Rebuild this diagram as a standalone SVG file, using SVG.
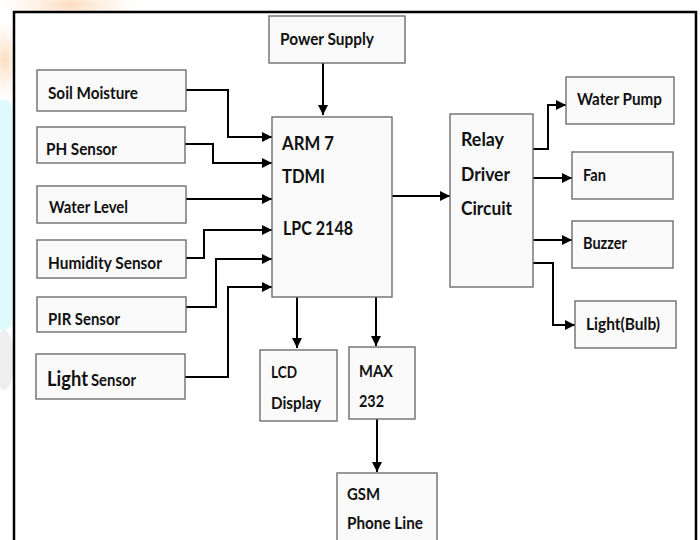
<svg xmlns="http://www.w3.org/2000/svg" width="700" height="540" viewBox="0 0 700 540">
<defs>
<style>
.box{fill:#fafafa;stroke:#6e6e6e;stroke-width:1.4}
.t{font-family:Lato,"Liberation Sans",sans-serif;font-weight:bold;font-size:17px;fill:#111}
.tb{font-family:Lato,"Liberation Sans",sans-serif;font-weight:bold;font-size:19.5px;fill:#111}
.w{fill:none;stroke:#000;stroke-width:2}
</style>
<marker id="ah" viewBox="0 0 10 10" refX="10" refY="5" markerWidth="10" markerHeight="10" markerUnits="userSpaceOnUse" orient="auto">
<path d="M0,0 L10,5 L0,10 z" fill="#000"/>
</marker>
<radialGradient id="og" cx="0.5" cy="0.5" r="0.5">
<stop offset="0" stop-color="#fcd9b8" stop-opacity="0.9"/>
<stop offset="1" stop-color="#fde9d8" stop-opacity="0"/>
</radialGradient>
</defs>
<rect width="700" height="540" fill="#fff"/>
<g id="background">
<ellipse cx="70" cy="5" rx="70" ry="22" fill="url(#og)"/>
<ellipse cx="5" cy="60" rx="18" ry="40" fill="url(#og)"/>
<rect x="-10" y="100" width="22" height="230" rx="8" fill="#dffafd"/>
<ellipse cx="4" cy="360" rx="10" ry="30" fill="#eeeeee"/>
</g>
<rect id="frame" x="14" y="12" width="682" height="540" fill="#fff" stroke="#000" stroke-width="2.5"/>
<g id="connectors">
<path class="w" d="M323,63 V115" marker-end="url(#ah)"/>
<path class="w" d="M186,90 H228 V137 H272" marker-end="url(#ah)"/>
<path class="w" d="M185,144 H213 V163 H272" marker-end="url(#ah)"/>
<path class="w" d="M186,199 H272" marker-end="url(#ah)"/>
<path class="w" d="M186,258 H204 V230 H272" marker-end="url(#ah)"/>
<path class="w" d="M186,307 H216 V259 H272" marker-end="url(#ah)"/>
<path class="w" d="M185,377 H228 V287 H272" marker-end="url(#ah)"/>
<path class="w" d="M392,196 H450" marker-end="url(#ah)"/>
<path class="w" d="M297,297 V348" marker-end="url(#ah)"/>
<path class="w" d="M376,297 V346" marker-end="url(#ah)"/>
<path class="w" d="M377,419 V472" marker-end="url(#ah)"/>
<path class="w" d="M533,149 H548 V105 H566" marker-end="url(#ah)"/>
<path class="w" d="M533,178 H572" marker-end="url(#ah)"/>
<path class="w" d="M533,240 H572" marker-end="url(#ah)"/>
<path class="w" d="M533,263 H553 V325 H575" marker-end="url(#ah)"/>
</g>
<g id="power"><rect class="box" x="269" y="16" width="136" height="47"/><text class="t" x="280" y="45" textLength="94" lengthAdjust="spacingAndGlyphs">Power Supply</text></g>
<g id="soil"><rect class="box" x="37" y="70" width="149" height="41"/><text class="t" x="48" y="99" textLength="90" lengthAdjust="spacingAndGlyphs">Soil Moisture</text></g>
<g id="ph"><rect class="box" x="37" y="127" width="148" height="36"/><text class="t" x="46" y="155" textLength="71" lengthAdjust="spacingAndGlyphs">PH Sensor</text></g>
<g id="water"><rect class="box" x="37" y="186" width="149" height="37"/><text class="t" x="49" y="213" textLength="79" lengthAdjust="spacingAndGlyphs">Water Level</text></g>
<g id="humidity"><rect class="box" x="37" y="240" width="149" height="38"/><text class="t" x="48" y="269" textLength="114" lengthAdjust="spacingAndGlyphs">Humidity Sensor</text></g>
<g id="pir"><rect class="box" x="37" y="297" width="149" height="35"/><text class="t" x="48" y="325" textLength="72" lengthAdjust="spacingAndGlyphs">PIR Sensor</text></g>
<g id="light"><rect class="box" x="36" y="354" width="149" height="45"/><text class="t" y="386"><tspan x="47" font-size="21px" textLength="41" lengthAdjust="spacingAndGlyphs">Light</tspan><tspan x="91" textLength="45" lengthAdjust="spacingAndGlyphs">Sensor</tspan></text></g>
<g id="arm"><rect class="box" x="272" y="117" width="120" height="180"/><text class="tb" x="282" y="150" textLength="52" lengthAdjust="spacingAndGlyphs">ARM 7</text><text class="tb" x="282" y="183" textLength="43" lengthAdjust="spacingAndGlyphs">TDMI</text><text class="tb" x="283" y="235" textLength="70" lengthAdjust="spacingAndGlyphs">LPC 2148</text></g>
<g id="relay"><rect class="box" x="450" y="114" width="83" height="173"/><text class="tb" x="461" y="146" textLength="43" lengthAdjust="spacingAndGlyphs">Relay</text><text class="tb" x="461" y="181" textLength="49" lengthAdjust="spacingAndGlyphs">Driver</text><text class="tb" x="461" y="215" textLength="51" lengthAdjust="spacingAndGlyphs">Circuit</text></g>
<g id="pump"><rect class="box" x="566" y="77" width="108" height="47"/><text class="t" x="577" y="105" textLength="85" lengthAdjust="spacingAndGlyphs">Water Pump</text></g>
<g id="fan"><rect class="box" x="572" y="152" width="101" height="47"/><text class="t" x="583" y="181" textLength="23" lengthAdjust="spacingAndGlyphs">Fan</text></g>
<g id="buzzer"><rect class="box" x="572" y="221" width="101" height="47"/><text class="t" x="583" y="249" textLength="44" lengthAdjust="spacingAndGlyphs">Buzzer</text></g>
<g id="bulb"><rect class="box" x="575" y="301" width="101" height="47"/><text class="t" x="586" y="330" textLength="74" lengthAdjust="spacingAndGlyphs">Light(Bulb)</text></g>
<g id="lcd"><rect class="box" x="260" y="350" width="77" height="71"/><text class="t" x="271" y="378" textLength="26" lengthAdjust="spacingAndGlyphs">LCD</text><text class="t" x="271" y="409" textLength="50" lengthAdjust="spacingAndGlyphs">Display</text></g>
<g id="max"><rect class="box" x="349" y="347" width="66" height="72"/><text class="t" x="359" y="377" textLength="34" lengthAdjust="spacingAndGlyphs">MAX</text><text class="t" x="359" y="407" textLength="25" lengthAdjust="spacingAndGlyphs">232</text></g>
<g id="gsm"><rect class="box" x="337" y="473" width="100" height="80"/><text class="t" x="347" y="500" textLength="33" lengthAdjust="spacingAndGlyphs">GSM</text><text class="t" x="347" y="529" textLength="76" lengthAdjust="spacingAndGlyphs">Phone Line</text></g>
</svg>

*****

> [Required work]: Copy out the whole listing exactly, and don't carry over any pictures.

> [Full answer]:
Rebuild this diagram as a standalone SVG file, using SVG.
<svg xmlns="http://www.w3.org/2000/svg" width="700" height="540" viewBox="0 0 700 540">
<defs>
<style>
.box{fill:#fafafa;stroke:#6e6e6e;stroke-width:1.4}
.t{font-family:Lato,"Liberation Sans",sans-serif;font-weight:bold;font-size:17px;fill:#111}
.tb{font-family:Lato,"Liberation Sans",sans-serif;font-weight:bold;font-size:19.5px;fill:#111}
.w{fill:none;stroke:#000;stroke-width:2}
</style>
<marker id="ah" viewBox="0 0 10 10" refX="10" refY="5" markerWidth="10" markerHeight="10" markerUnits="userSpaceOnUse" orient="auto">
<path d="M0,0 L10,5 L0,10 z" fill="#000"/>
</marker>
<radialGradient id="og" cx="0.5" cy="0.5" r="0.5">
<stop offset="0" stop-color="#fcd9b8" stop-opacity="0.9"/>
<stop offset="1" stop-color="#fde9d8" stop-opacity="0"/>
</radialGradient>
</defs>
<rect width="700" height="540" fill="#fff"/>
<g id="background">
<ellipse cx="70" cy="5" rx="70" ry="22" fill="url(#og)"/>
<ellipse cx="5" cy="60" rx="18" ry="40" fill="url(#og)"/>
<rect x="-10" y="100" width="22" height="230" rx="8" fill="#dffafd"/>
<ellipse cx="4" cy="360" rx="10" ry="30" fill="#eeeeee"/>
</g>
<rect id="frame" x="14" y="12" width="682" height="540" fill="#fff" stroke="#000" stroke-width="2.5"/>
<g id="connectors">
<path class="w" d="M323,63 V115" marker-end="url(#ah)"/>
<path class="w" d="M186,90 H228 V137 H272" marker-end="url(#ah)"/>
<path class="w" d="M185,144 H213 V163 H272" marker-end="url(#ah)"/>
<path class="w" d="M186,199 H272" marker-end="url(#ah)"/>
<path class="w" d="M186,258 H204 V230 H272" marker-end="url(#ah)"/>
<path class="w" d="M186,307 H216 V259 H272" marker-end="url(#ah)"/>
<path class="w" d="M185,377 H228 V287 H272" marker-end="url(#ah)"/>
<path class="w" d="M392,196 H450" marker-end="url(#ah)"/>
<path class="w" d="M297,297 V348" marker-end="url(#ah)"/>
<path class="w" d="M376,297 V346" marker-end="url(#ah)"/>
<path class="w" d="M377,419 V472" marker-end="url(#ah)"/>
<path class="w" d="M533,149 H548 V105 H566" marker-end="url(#ah)"/>
<path class="w" d="M533,178 H572" marker-end="url(#ah)"/>
<path class="w" d="M533,240 H572" marker-end="url(#ah)"/>
<path class="w" d="M533,263 H553 V325 H575" marker-end="url(#ah)"/>
</g>
<g id="power"><rect class="box" x="269" y="16" width="136" height="47"/><text class="t" x="280" y="45" textLength="94" lengthAdjust="spacingAndGlyphs">Power Supply</text></g>
<g id="soil"><rect class="box" x="37" y="70" width="149" height="41"/><text class="t" x="48" y="99" textLength="90" lengthAdjust="spacingAndGlyphs">Soil Moisture</text></g>
<g id="ph"><rect class="box" x="37" y="127" width="148" height="36"/><text class="t" x="46" y="155" textLength="71" lengthAdjust="spacingAndGlyphs">PH Sensor</text></g>
<g id="water"><rect class="box" x="37" y="186" width="149" height="37"/><text class="t" x="49" y="213" textLength="79" lengthAdjust="spacingAndGlyphs">Water Level</text></g>
<g id="humidity"><rect class="box" x="37" y="240" width="149" height="38"/><text class="t" x="48" y="269" textLength="114" lengthAdjust="spacingAndGlyphs">Humidity Sensor</text></g>
<g id="pir"><rect class="box" x="37" y="297" width="149" height="35"/><text class="t" x="48" y="325" textLength="72" lengthAdjust="spacingAndGlyphs">PIR Sensor</text></g>
<g id="light"><rect class="box" x="36" y="354" width="149" height="45"/><text class="t" y="386"><tspan x="47" font-size="21px" textLength="41" lengthAdjust="spacingAndGlyphs">Light</tspan><tspan x="91" textLength="45" lengthAdjust="spacingAndGlyphs">Sensor</tspan></text></g>
<g id="arm"><rect class="box" x="272" y="117" width="120" height="180"/><text class="tb" x="282" y="150" textLength="52" lengthAdjust="spacingAndGlyphs">ARM 7</text><text class="tb" x="282" y="183" textLength="43" lengthAdjust="spacingAndGlyphs">TDMI</text><text class="tb" x="283" y="235" textLength="70" lengthAdjust="spacingAndGlyphs">LPC 2148</text></g>
<g id="relay"><rect class="box" x="450" y="114" width="83" height="173"/><text class="tb" x="461" y="146" textLength="43" lengthAdjust="spacingAndGlyphs">Relay</text><text class="tb" x="461" y="181" textLength="49" lengthAdjust="spacingAndGlyphs">Driver</text><text class="tb" x="461" y="215" textLength="51" lengthAdjust="spacingAndGlyphs">Circuit</text></g>
<g id="pump"><rect class="box" x="566" y="77" width="108" height="47"/><text class="t" x="577" y="105" textLength="85" lengthAdjust="spacingAndGlyphs">Water Pump</text></g>
<g id="fan"><rect class="box" x="572" y="152" width="101" height="47"/><text class="t" x="583" y="181" textLength="23" lengthAdjust="spacingAndGlyphs">Fan</text></g>
<g id="buzzer"><rect class="box" x="572" y="221" width="101" height="47"/><text class="t" x="583" y="249" textLength="44" lengthAdjust="spacingAndGlyphs">Buzzer</text></g>
<g id="bulb"><rect class="box" x="575" y="301" width="101" height="47"/><text class="t" x="586" y="330" textLength="74" lengthAdjust="spacingAndGlyphs">Light(Bulb)</text></g>
<g id="lcd"><rect class="box" x="260" y="350" width="77" height="71"/><text class="t" x="271" y="378" textLength="26" lengthAdjust="spacingAndGlyphs">LCD</text><text class="t" x="271" y="409" textLength="50" lengthAdjust="spacingAndGlyphs">Display</text></g>
<g id="max"><rect class="box" x="349" y="347" width="66" height="72"/><text class="t" x="359" y="377" textLength="34" lengthAdjust="spacingAndGlyphs">MAX</text><text class="t" x="359" y="407" textLength="25" lengthAdjust="spacingAndGlyphs">232</text></g>
<g id="gsm"><rect class="box" x="337" y="473" width="100" height="80"/><text class="t" x="347" y="500" textLength="33" lengthAdjust="spacingAndGlyphs">GSM</text><text class="t" x="347" y="529" textLength="76" lengthAdjust="spacingAndGlyphs">Phone Line</text></g>
</svg>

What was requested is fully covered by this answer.